Problem to work on: Write the data out again exactly, dropping any images it holds.

______

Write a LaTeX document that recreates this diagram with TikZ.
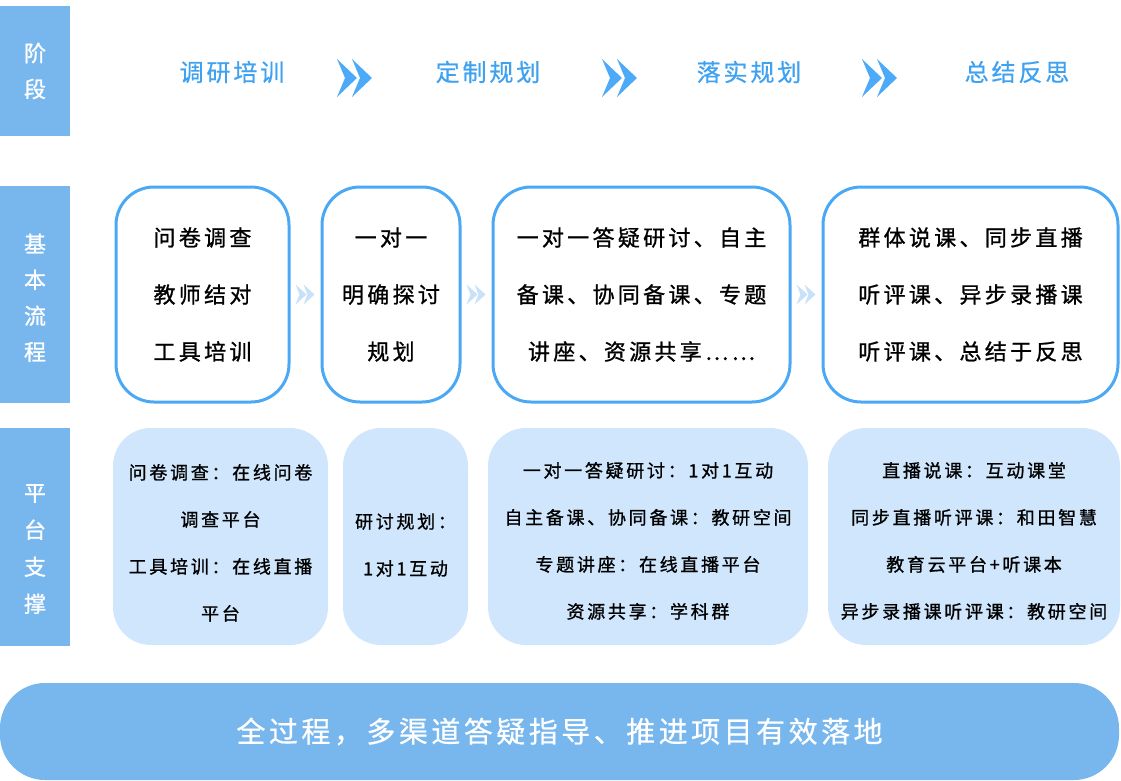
\documentclass[tikz,border=0pt]{standalone}
\usepackage{fontspec}
\setmainfont[FakeBold=1]{Noto Sans CJK SC}
\newfontfamily\cjkbody[LetterSpace=15,FakeBold=1]{Noto Sans CJK SC}
\newfontfamily\cjkhead[LetterSpace=12,FakeBold=0.6]{Noto Sans CJK SC}
\usetikzlibrary{calc}

\definecolor{sideblue}{HTML}{78B7EE}
\definecolor{lineblue}{HTML}{4BA8F5}
\definecolor{titleblue}{HTML}{3FA2F1}
\definecolor{arrowblue}{HTML}{4DAAF8}
\definecolor{fadeblue}{HTML}{C7E1F8}
\definecolor{paleblue}{HTML}{CFE6FC}

\begin{document}
\begin{tikzpicture}
  [
    x = 1pt, y = -1pt,
    side/.style = {fill = sideblue, text = white, inner sep = 0pt, minimum width = 70pt,
        align = center, font = \fontsize{22}{36}\selectfont},
    stage/.style = {text = titleblue, inner sep = 0pt, font = \cjkhead\fontsize{24}{28}\selectfont},
    flow/.style = {draw = lineblue, line width = 3pt, rounded corners = 38pt, inner sep = 0pt,
        minimum height = 215pt, align = center, font = \cjkbody\fontsize{22}{57}\selectfont},
    tool/.style = {fill = paleblue, rounded corners = 38pt, inner sep = 0pt,
        minimum height = 217pt, align = center, font = \cjkbody\fontsize{18}{47}\selectfont},
  ]
  \useasboundingbox (0,0) rectangle (1121,781);

  \node [side, minimum height = 130pt] (l1) at (35,71) {阶\\段};
  \node [side, minimum height = 217pt] (l2) at (35,294.5) {\rule{0pt}{25pt}基\\本\\流\\程};
  \node [side, minimum height = 218pt, font = \fontsize{22}{37}\selectfont] (l3) at (35,537)
  {\rule{0pt}{41pt}平\\台\\支\\撑};

  \node [stage] (t1) at (232,72) {调研培训};
  \node [stage] (t2) at (488,72) {定制规划};
  \node [stage] (t3) at (749,72) {落实规划};
  \node [stage] (t4) at (1017,72) {总结反思};

  \foreach \cx in {354,619,879}{
      \foreach \dx in {0,15} {
          \fill [arrowblue] (\cx-17+\dx,59) -- ++(20,19) -- ++(-20,19) -- ++(8,-19) -- cycle;
        }
    }

  \node [flow, minimum width = 173pt] (p1) at (202.5,294.5) {问卷调查\\教师结对\\工具培训};
  \node [flow, minimum width = 138pt] (p2) at (391,294.5) {一对一\\明确探讨\\规划};
  \node [flow, minimum width = 297pt] (p3) at (641.5,294.5)
  {一对一答疑研讨、自主\\备课、协同备课、专题\\讲座、资源共享……};
  \node [flow, minimum width = 295pt] (p4) at (970.5,294.5)
  {群体说课、同步直播\\听评课、异步录播课\\听评课、总结于反思};

  \foreach \a/\b in {p1/p2,p2/p3,p3/p4}{
      \foreach \dx in {-10,-2} {
          \fill [fadeblue, shift = {($(\a.east)!0.5!(\b.west)$)}]
          (\dx,-10) -- ++(11,10) -- ++(-11,10) -- ++(4,-10) -- cycle;
        }
    }

  \node [tool, minimum width = 215pt] (s1) at (220.5,536.5)
  {\rule{0pt}{28pt}问卷调查：在线问卷\\调查平台\\工具培训：在线直播\\平台};
  \node [tool, minimum width = 125pt] (s2) at (405.5,536.5) {\rule{0pt}{32pt}研讨规划：\\1对1互动};
  \node [tool, minimum width = 320pt] (s3) at (648,536.5)
  {\rule{0pt}{24pt}一对一答疑研讨：1对1互动\\自主备课、协同备课：教研空间\\专题讲座：在线直播平台\\资源共享：学科群};
  \node [tool, minimum width = 292pt] (s4) at (974,536.5)
  {\rule{0pt}{24pt}直播说课：互动课堂\\同步直播听评课：和田智慧\\教育云平台+听课本\\异步录播课听评课：教研空间};

  \node [fill = sideblue, text = white, rounded corners = 45pt, inner sep = 0pt,
    minimum width = 1119pt, minimum height = 97pt, font = \cjkhead\fontsize{29}{34}\selectfont]
  (bar) at (559.5,731.5) {全过程，多渠道答疑指导、推进项目有效落地};

\end{tikzpicture}
\end{document}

______

Final result:
Write a LaTeX document that recreates this diagram with TikZ.
\documentclass[tikz,border=0pt]{standalone}
\usepackage{fontspec}
\setmainfont[FakeBold=1]{Noto Sans CJK SC}
\newfontfamily\cjkbody[LetterSpace=15,FakeBold=1]{Noto Sans CJK SC}
\newfontfamily\cjkhead[LetterSpace=12,FakeBold=0.6]{Noto Sans CJK SC}
\usetikzlibrary{calc}

\definecolor{sideblue}{HTML}{78B7EE}
\definecolor{lineblue}{HTML}{4BA8F5}
\definecolor{titleblue}{HTML}{3FA2F1}
\definecolor{arrowblue}{HTML}{4DAAF8}
\definecolor{fadeblue}{HTML}{C7E1F8}
\definecolor{paleblue}{HTML}{CFE6FC}

\begin{document}
\begin{tikzpicture}
  [
    x = 1pt, y = -1pt,
    side/.style = {fill = sideblue, text = white, inner sep = 0pt, minimum width = 70pt,
        align = center, font = \fontsize{22}{36}\selectfont},
    stage/.style = {text = titleblue, inner sep = 0pt, font = \cjkhead\fontsize{24}{28}\selectfont},
    flow/.style = {draw = lineblue, line width = 3pt, rounded corners = 38pt, inner sep = 0pt,
        minimum height = 215pt, align = center, font = \cjkbody\fontsize{22}{57}\selectfont},
    tool/.style = {fill = paleblue, rounded corners = 38pt, inner sep = 0pt,
        minimum height = 217pt, align = center, font = \cjkbody\fontsize{18}{47}\selectfont},
  ]
  \useasboundingbox (0,0) rectangle (1121,781);

  \node [side, minimum height = 130pt] (l1) at (35,71) {阶\\段};
  \node [side, minimum height = 217pt] (l2) at (35,294.5) {\rule{0pt}{25pt}基\\本\\流\\程};
  \node [side, minimum height = 218pt, font = \fontsize{22}{37}\selectfont] (l3) at (35,537)
  {\rule{0pt}{41pt}平\\台\\支\\撑};

  \node [stage] (t1) at (232,72) {调研培训};
  \node [stage] (t2) at (488,72) {定制规划};
  \node [stage] (t3) at (749,72) {落实规划};
  \node [stage] (t4) at (1017,72) {总结反思};

  \foreach \cx in {354,619,879}{
      \foreach \dx in {0,15} {
          \fill [arrowblue] (\cx-17+\dx,59) -- ++(20,19) -- ++(-20,19) -- ++(8,-19) -- cycle;
        }
    }

  \node [flow, minimum width = 173pt] (p1) at (202.5,294.5) {问卷调查\\教师结对\\工具培训};
  \node [flow, minimum width = 138pt] (p2) at (391,294.5) {一对一\\明确探讨\\规划};
  \node [flow, minimum width = 297pt] (p3) at (641.5,294.5)
  {一对一答疑研讨、自主\\备课、协同备课、专题\\讲座、资源共享……};
  \node [flow, minimum width = 295pt] (p4) at (970.5,294.5)
  {群体说课、同步直播\\听评课、异步录播课\\听评课、总结于反思};

  \foreach \a/\b in {p1/p2,p2/p3,p3/p4}{
      \foreach \dx in {-10,-2} {
          \fill [fadeblue, shift = {($(\a.east)!0.5!(\b.west)$)}]
          (\dx,-10) -- ++(11,10) -- ++(-11,10) -- ++(4,-10) -- cycle;
        }
    }

  \node [tool, minimum width = 215pt] (s1) at (220.5,536.5)
  {\rule{0pt}{28pt}问卷调查：在线问卷\\调查平台\\工具培训：在线直播\\平台};
  \node [tool, minimum width = 125pt] (s2) at (405.5,536.5) {\rule{0pt}{32pt}研讨规划：\\1对1互动};
  \node [tool, minimum width = 320pt] (s3) at (648,536.5)
  {\rule{0pt}{24pt}一对一答疑研讨：1对1互动\\自主备课、协同备课：教研空间\\专题讲座：在线直播平台\\资源共享：学科群};
  \node [tool, minimum width = 292pt] (s4) at (974,536.5)
  {\rule{0pt}{24pt}直播说课：互动课堂\\同步直播听评课：和田智慧\\教育云平台+听课本\\异步录播课听评课：教研空间};

  \node [fill = sideblue, text = white, rounded corners = 45pt, inner sep = 0pt,
    minimum width = 1119pt, minimum height = 97pt, font = \cjkhead\fontsize{29}{34}\selectfont]
  (bar) at (559.5,731.5) {全过程，多渠道答疑指导、推进项目有效落地};

\end{tikzpicture}
\end{document}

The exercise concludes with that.